#### Exercise brief
Include the line containing "plt.rcParams['font.family'] = ['Open" and all lines before it, repeated exactly from the listing below, without pictures.

#### Given information
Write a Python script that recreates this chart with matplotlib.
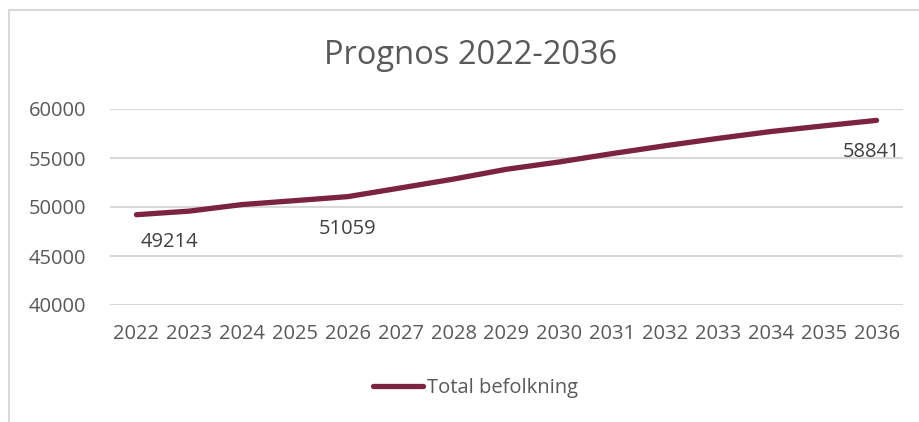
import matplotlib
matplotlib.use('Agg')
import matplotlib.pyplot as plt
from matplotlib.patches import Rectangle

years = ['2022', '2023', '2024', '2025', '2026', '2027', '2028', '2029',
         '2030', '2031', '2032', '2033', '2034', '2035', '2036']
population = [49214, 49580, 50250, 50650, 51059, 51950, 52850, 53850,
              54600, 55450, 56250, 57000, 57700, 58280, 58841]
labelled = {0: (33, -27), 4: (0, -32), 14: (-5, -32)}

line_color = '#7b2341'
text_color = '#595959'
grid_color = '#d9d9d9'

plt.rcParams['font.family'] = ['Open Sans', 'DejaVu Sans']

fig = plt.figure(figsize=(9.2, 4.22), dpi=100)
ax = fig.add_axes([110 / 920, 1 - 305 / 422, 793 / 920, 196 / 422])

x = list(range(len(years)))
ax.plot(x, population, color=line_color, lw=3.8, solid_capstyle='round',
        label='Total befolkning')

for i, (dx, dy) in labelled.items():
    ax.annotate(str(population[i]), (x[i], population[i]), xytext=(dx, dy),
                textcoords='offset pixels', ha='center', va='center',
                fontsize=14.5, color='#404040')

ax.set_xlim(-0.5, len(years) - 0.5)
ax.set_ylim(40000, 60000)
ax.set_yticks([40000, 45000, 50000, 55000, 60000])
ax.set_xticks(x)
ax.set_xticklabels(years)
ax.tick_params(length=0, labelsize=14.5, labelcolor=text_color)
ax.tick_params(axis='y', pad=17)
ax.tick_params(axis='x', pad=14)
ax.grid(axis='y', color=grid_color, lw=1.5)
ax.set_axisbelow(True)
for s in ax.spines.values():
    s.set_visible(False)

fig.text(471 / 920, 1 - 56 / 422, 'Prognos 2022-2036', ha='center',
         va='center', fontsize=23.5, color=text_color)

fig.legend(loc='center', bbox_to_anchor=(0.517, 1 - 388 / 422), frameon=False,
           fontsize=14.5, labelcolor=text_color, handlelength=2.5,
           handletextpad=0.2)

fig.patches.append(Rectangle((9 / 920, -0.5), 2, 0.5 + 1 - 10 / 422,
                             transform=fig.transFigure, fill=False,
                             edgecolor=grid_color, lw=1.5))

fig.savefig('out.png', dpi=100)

#### Task result
Write a Python script that recreates this chart with matplotlib.
import matplotlib
matplotlib.use('Agg')
import matplotlib.pyplot as plt
from matplotlib.patches import Rectangle

years = ['2022', '2023', '2024', '2025', '2026', '2027', '2028', '2029',
         '2030', '2031', '2032', '2033', '2034', '2035', '2036']
population = [49214, 49580, 50250, 50650, 51059, 51950, 52850, 53850,
              54600, 55450, 56250, 57000, 57700, 58280, 58841]
labelled = {0: (33, -27), 4: (0, -32), 14: (-5, -32)}

line_color = '#7b2341'
text_color = '#595959'
grid_color = '#d9d9d9'

plt.rcParams['font.family'] = ['Open Sans', 'DejaVu Sans']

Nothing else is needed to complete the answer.